One of the aspects of being sustainable is looking at the three aspects that feed off of one another. These are social, economic, and environmental factors. The video we viewed in class, and discussed for most of the class period was "The Story of Stuff" This talks about the life cycle of items, or "stuff" from its beginnings, which is from the earth, to its end...which is usually harmfully disposed of-therefore hurting the earth. Some interesting things I did not know about was that certain chemicals are so involved in our world that even mother's breast milk is contaminated. People mindlessly following what marketers tell them about needing new stuff, and throwing out the old, even when there is no real reason or need to. People tie their happiness to something created to keep you dissatisfied. This is a recipe for an unhappy life, and since this type of marketing has driven behavior, the overall happiness of our nation has steadily gone done. (Leonard)

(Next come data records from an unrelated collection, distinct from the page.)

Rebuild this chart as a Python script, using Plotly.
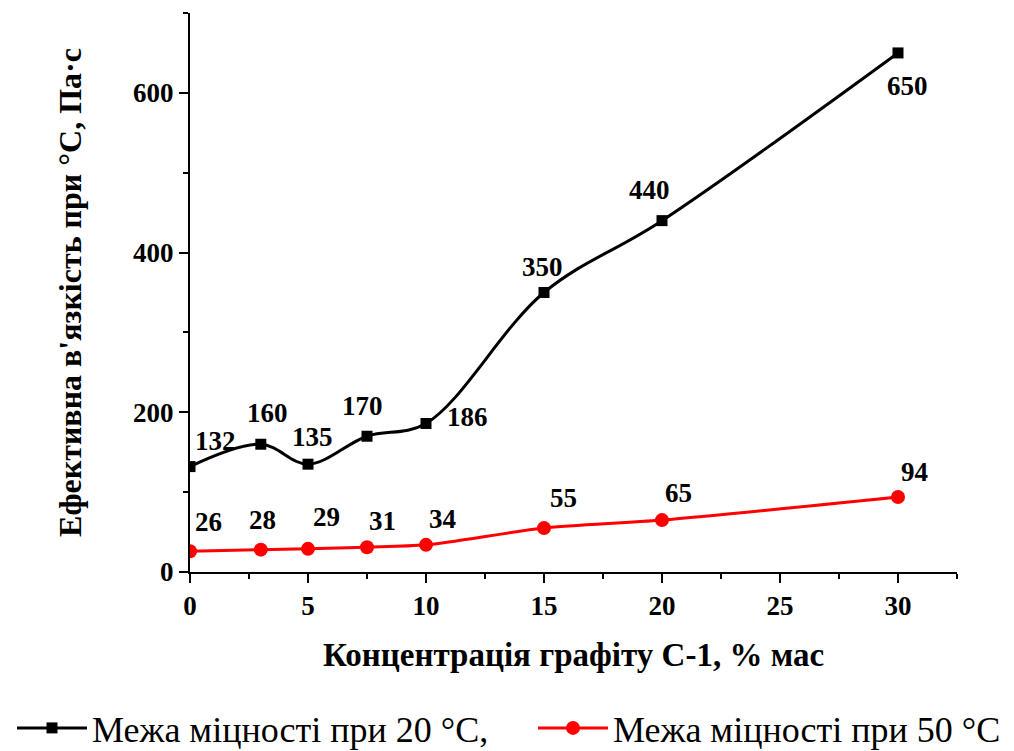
import plotly.graph_objects as go

# Data
conc = [0, 3, 5, 7.5, 10, 15, 20, 30]
visc_20 = [132, 160, 135, 170, 186, 350, 440, 650]
visc_50 = [26, 28, 29, 31, 34, 55, 65, 94]
name_20 = "Межа міцності при 20 °C,"
name_50 = "Межа міцності при 50 °C"
x_title = "Концентрація графіту С-1, % мас"
y_title = "Ефективна в'язкість при °С, Па·с"

# label offsets in pixels (style only)
off_20 = [(25, 26), (7, 31), (4, 27), (-5, 30), (41, 6), (-2, 26), (-13, 31), (9, -33)]
off_50 = [(18, 29), (2, 30), (18, 32), (15, 26), (16, 26), (19, 30), (16, 27), (16, 25)]

FONT = "Liberation Serif"
W, H = 1006, 743  # page body has an 8px margin

fig = go.Figure()
fig.add_trace(go.Scatter(
    x=conc, y=visc_20, mode="lines+markers", name=name_20, legend="legend",
    line=dict(color="black", width=3, shape="spline", smoothing=1.0),
    marker=dict(symbol="square", size=11, color="black"),
))
fig.add_trace(go.Scatter(
    x=conc, y=visc_50, mode="lines+markers", name=name_50, legend="legend2",
    line=dict(color="#ff0000", width=3, shape="spline", smoothing=0.8),
    marker=dict(symbol="circle", size=14, color="#ff0000"),
))

annots = []
for xs, ys, offs in ((conc, visc_20, off_20), (conc, visc_50, off_50)):
    for xv, yv, (dx, dy) in zip(xs, ys, offs):
        annots.append(dict(
            x=xv, y=yv, xref="x", yref="y", text=str(yv), showarrow=False,
            xshift=dx, yshift=dy,
            font=dict(family=FONT, size=27, color="black", weight="bold"),
        ))

tickfont = dict(family=FONT, size=27, color="black", weight="bold")

axis_common = dict(
    showline=True, linecolor="black", linewidth=2, mirror=False,
    ticks="outside", tickcolor="black", tickwidth=2, ticklen=9,
    showgrid=False, zeroline=False, automargin=True,
    tickfont=tickfont,
)

legend_common = dict(
    orientation="h", xref="container", yref="container",
    y=23 / H, yanchor="middle", xanchor="left",
    font=dict(family=FONT, size=36, color="black"),
    itemwidth=70, bgcolor="rgba(0,0,0,0)",
)

fig.update_layout(
    width=W, height=H,
    margin=dict(l=182, r=57, t=5, b=179, autoexpand=False),
    paper_bgcolor="white", plot_bgcolor="white",
    font=dict(family=FONT, color="black"),
    annotations=annots,
    showlegend=True,
    legend=dict(x=4 / W, **legend_common),
    legend2=dict(x=525 / W, **legend_common),
    xaxis=dict(
        range=[0, 32.5], tick0=0, dtick=5,
        minor=dict(ticks="outside", dtick=2.5, ticklen=5, tickwidth=2, tickcolor="black"),
        title=dict(text=x_title, font=dict(family=FONT, size=33, color="black", weight="bold"), standoff=22),
        **axis_common,
    ),
    yaxis=dict(
        range=[0, 700], tick0=0, dtick=200,
        minor=dict(ticks="outside", dtick=100, ticklen=5, tickwidth=2, tickcolor="black"),
        title=dict(text=y_title, font=dict(family=FONT, size=32, color="black", weight="bold"), standoff=42),
        **axis_common,
    ),
)

fig.write_html("out.html")
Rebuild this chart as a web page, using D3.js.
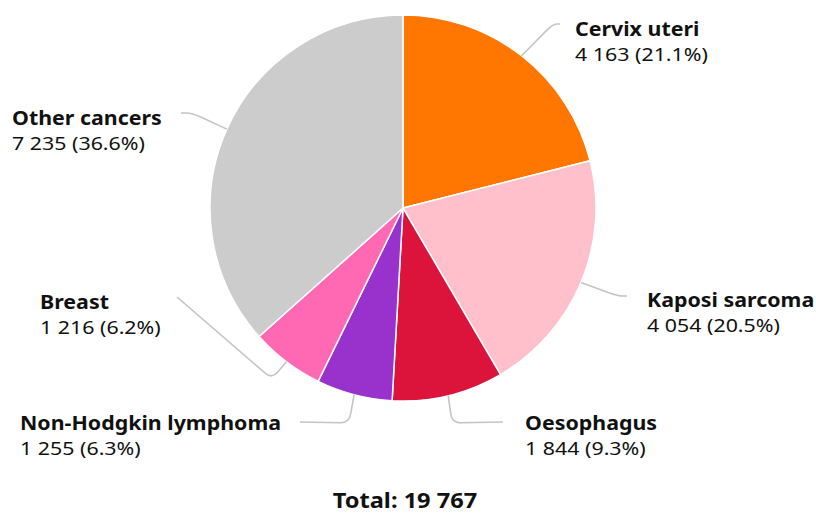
<!DOCTYPE html>
<meta charset="utf-8">
<script src="https://cdn.jsdelivr.net/npm/d3@7"></script>
<head>
<style>
    body { margin: 0; background: #fff; }
    text { font-family: "Noto Sans", sans-serif; fill: #111; }
</style>
</head>
<body>
<script>

    // data
    var cancers = ["Cervix uteri", "Kaposi sarcoma", "Oesophagus", "Non-Hodgkin lymphoma", "Breast", "Other cancers"];
    var cases = [4163, 4054, 1844, 1255, 1216, 7235];
    var colours = ["#ff7700", "#ffc0cb", "#dc143c", "#9932cc", "#ff69b4", "#cccccc"];

    var width = 816;
    var height = 513;

    var cx = 403;
    var cy = 208;
    var radius = 193;

    // the type in the reference is a little wide
    var stretch = 1.125;

    // label layout: text anchor (x, baseline of first line), leader elbow and end
    var labelPos = [
        {x: 575, y: 36,  elbow: [553, 24],  end: [560, 24]},
        {x: 647, y: 307, elbow: [618, 296], end: [627, 296]},
        {x: 525, y: 430, elbow: [452, 423], end: [503, 422]},
        {x: 20,  y: 430, elbow: [349, 423], end: [300, 422]},
        {x: 40,  y: 309, elbow: [272, 379], end: [177, 297]},
        {x: 12,  y: 125, elbow: [192, 113], end: [181, 113]}
    ];

    var total = d3.sum(cases);
    var fmt = function(n) { return d3.format(",")(n).replace(/,/g, " "); };
    var pct = d3.format(".1%");

    var svg = d3.select("body").append("svg")
        .attr("width", width)
        .attr("height", height);

    var pie = d3.pie().sort(null).value(function(d) { return d; });
    var arcs = pie(cases);

    var arc = d3.arc().innerRadius(0).outerRadius(radius);

    var g = svg.append("g")
        .attr("transform", "translate(" + cx + "," + cy + ")");

    g.selectAll(".slice")
        .data(arcs)
        .enter()
        .append("path")
        .attr("class", "slice")
        .attr("d", arc)
        .style("fill", function(d, i) { return colours[i]; })
        .style("stroke", "#fff")
        .style("stroke-width", 1.5);

    // leader path with a rounded corner at the elbow
    function leader(p0, p1, p2) {
        var r = 9;
        function towards(a, b, t) {
            var dx = b[0] - a[0], dy = b[1] - a[1];
            var l = Math.sqrt(dx*dx + dy*dy);
            var k = Math.min(t, l/2) / l;
            return [a[0] + dx*k, a[1] + dy*k];
        }
        var a = towards(p1, p0, r);
        var b = towards(p1, p2, r);
        return "M" + p0 + "L" + a + "Q" + p1 + " " + b + "L" + p2;
    }

    svg.selectAll(".leader")
        .data(arcs)
        .enter()
        .append("path")
        .attr("class", "leader")
        .attr("d", function(d, i) {
            var mid = (d.startAngle + d.endAngle) / 2;
            var edge = [cx + radius*Math.sin(mid), cy - radius*Math.cos(mid)];
            return leader(edge, labelPos[i].elbow, labelPos[i].end);
        })
        .style("fill", "none")
        .style("stroke", "#c4c4c4")
        .style("stroke-width", 1.6);

    var labels = svg.selectAll(".lbl")
        .data(arcs)
        .enter()
        .append("text")
        .attr("class", "lbl")
        .attr("transform", function(d, i) {
            return "translate(" + labelPos[i].x + "," + labelPos[i].y + ") scale(" + stretch + ",1)";
        })
        .style("font-size", "19px");

    labels.append("tspan")
        .attr("x", 0)
        .style("font-weight", "bold")
        .text(function(d, i) { return cancers[i]; });

    labels.append("tspan")
        .attr("x", 0)
        .attr("dy", 25.5)
        .text(function(d) { return fmt(d.data) + " (" + pct(d.data / total) + ")"; });

    svg.append("text")
        .attr("transform", "translate(405,508) scale(1.15,1)")
        .attr("text-anchor", "middle")
        .style("font-size", "20.5px")
        .style("font-weight", "bold")
        .text("Total: " + fmt(total));

</script>
</body>
</html>
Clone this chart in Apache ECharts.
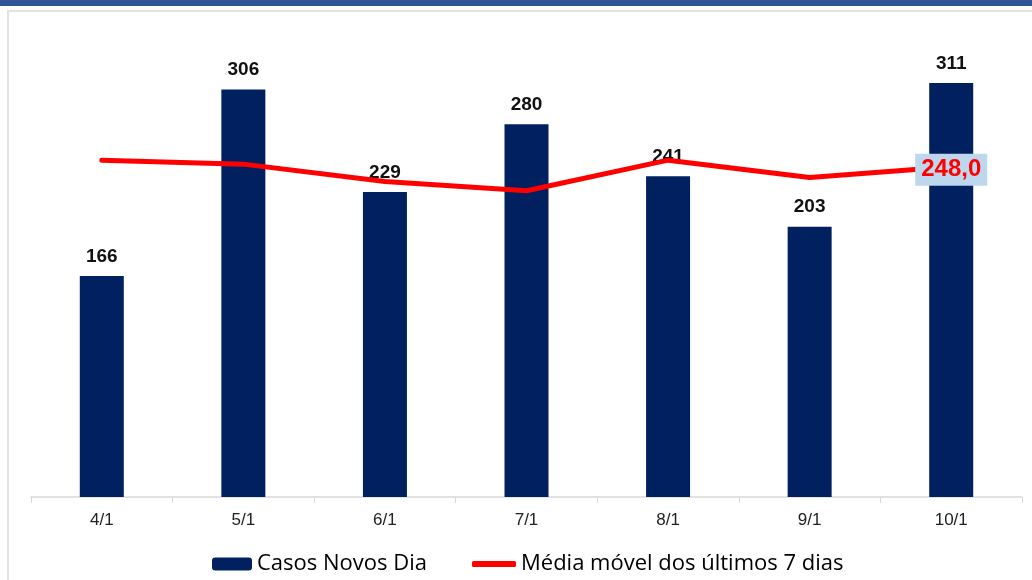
<!DOCTYPE html>
<html>
<head>
<meta charset="utf-8">
<script src="https://cdn.jsdelivr.net/npm/echarts@6/dist/echarts.min.js"></script>
<style>
  html, body { margin: 0; padding: 0; background: #fff; }
  .topbar { position: absolute; left: 0; top: 0; width: 1032px; height: 6px; background: #2f5597; }
  .frame { position: absolute; left: 7px; top: 10px; width: 1025px; height: 570px;
           border-left: 2px solid #e3e3e3; border-top: 2px solid #e3e3e3; box-sizing: border-box; }
  #chart { position: absolute; left: 0; top: 0; width: 1032px; height: 580px; }
</style>
</head>
<body>
<div class="topbar"></div>
<div class="frame"></div>
<div id="chart"></div>
<script>
// dias
const categories = ["4/1", "5/1", "6/1", "7/1", "8/1", "9/1", "10/1"];
// casos novos por dia
const casosNovos = [166, 306, 229, 280, 241, 203, 311];
// média móvel 7 dias
const mediaMovel = [253, 250, 237, 230, 253, 240, 248];

const chart = echarts.init(document.getElementById("chart"));

// só o último ponto da média tem rótulo
const mediaData = mediaMovel.map((v, i) => {
  if (i !== mediaMovel.length - 1) return v;
  return {
    value: v,
    label: {
      show: true,
      position: "inside",
      offset: [0, 3],
      formatter: (p) => p.value.toFixed(1).replace(".", ","),
      color: "#ff0000",
      fontFamily: "Liberation Sans, Arial",
      fontWeight: "bold",
      fontSize: 24,
      backgroundColor: "#bdd7ee",
      padding: [5, 6, 3, 6],
    },
  };
});

const legendText = { fontFamily: "Open Sans", fontSize: 22, color: "#000" };

const option = {
  animation: false,
  grid: { left: 31, right: 10, top: 31, bottom: 83 },
  legend: [
    {
      left: 207,
      top: 548,
      itemWidth: 40,
      itemHeight: 13,
      textStyle: legendText,
      data: ["Casos Novos Dia"],
    },
    {
      left: 467,
      top: 548,
      itemWidth: 44,
      itemHeight: 6,
      icon: "roundRect",
      textStyle: legendText,
      data: ["Média móvel dos últimos 7 dias"],
    },
  ],
  xAxis: {
    type: "category",
    data: categories,
    axisLine: { lineStyle: { color: "#d9d9d9", width: 1.5 } },
    axisTick: { show: true, length: 6, lineStyle: { color: "#d9d9d9" } },
    axisLabel: { fontFamily: "Liberation Sans, Arial", fontSize: 17, color: "#222", margin: 15 },
  },
  yAxis: {
    type: "value",
    min: 0,
    max: 350,
    show: false,
    splitLine: { show: false },
  },
  series: [
    {
      name: "Casos Novos Dia",
      type: "bar",
      data: casosNovos,
      barWidth: 44,
      itemStyle: { color: "#002060" },
      label: {
        show: true,
        position: "top",
        distance: 10,
        fontFamily: "Liberation Sans, Arial",
        fontWeight: "bold",
        fontSize: 19,
        color: "#111",
      },
      z: 2,
    },
    {
      name: "Média móvel dos últimos 7 dias",
      type: "line",
      data: mediaData,
      symbol: "circle",
      symbolSize: 1,
      showSymbol: true,
      lineStyle: { color: "#ff0000", width: 5, cap: "round", join: "round" },
      itemStyle: { color: "#ff0000" },
      z: 3,
    },
  ],
};

chart.setOption(option);
</script>
</body>
</html>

There are different ways to approach these issues in a social entrepreneurial way. One would be to form a business that is interested in truly keeping people healthy, and toxin free (or as much as possible). There has to be a way to keep babies healthy through not introducing them to toxic breast milk. There are toxins in lipstick, deodorant, and many other things. One such venture could help raise awareness, get support and demand that the government pass laws to help this occur. This is how the social aspect would be addressed. They could sell "clean" products that were produced at the most base level in a natural way, this feeds the economic aspect. And it is clear how the environment would benefit from using cleaner items, which would eventually go back to the earth- keeping our earth and our bodies happy and healthy.
This video really made me think of the decisions I usually make without thinking in my day to day life. It is easy to really make a difference for yourself, others, and the planet as a whole if you simply think before you act, and decide to look at the big picture instead of what is simply right in front of you.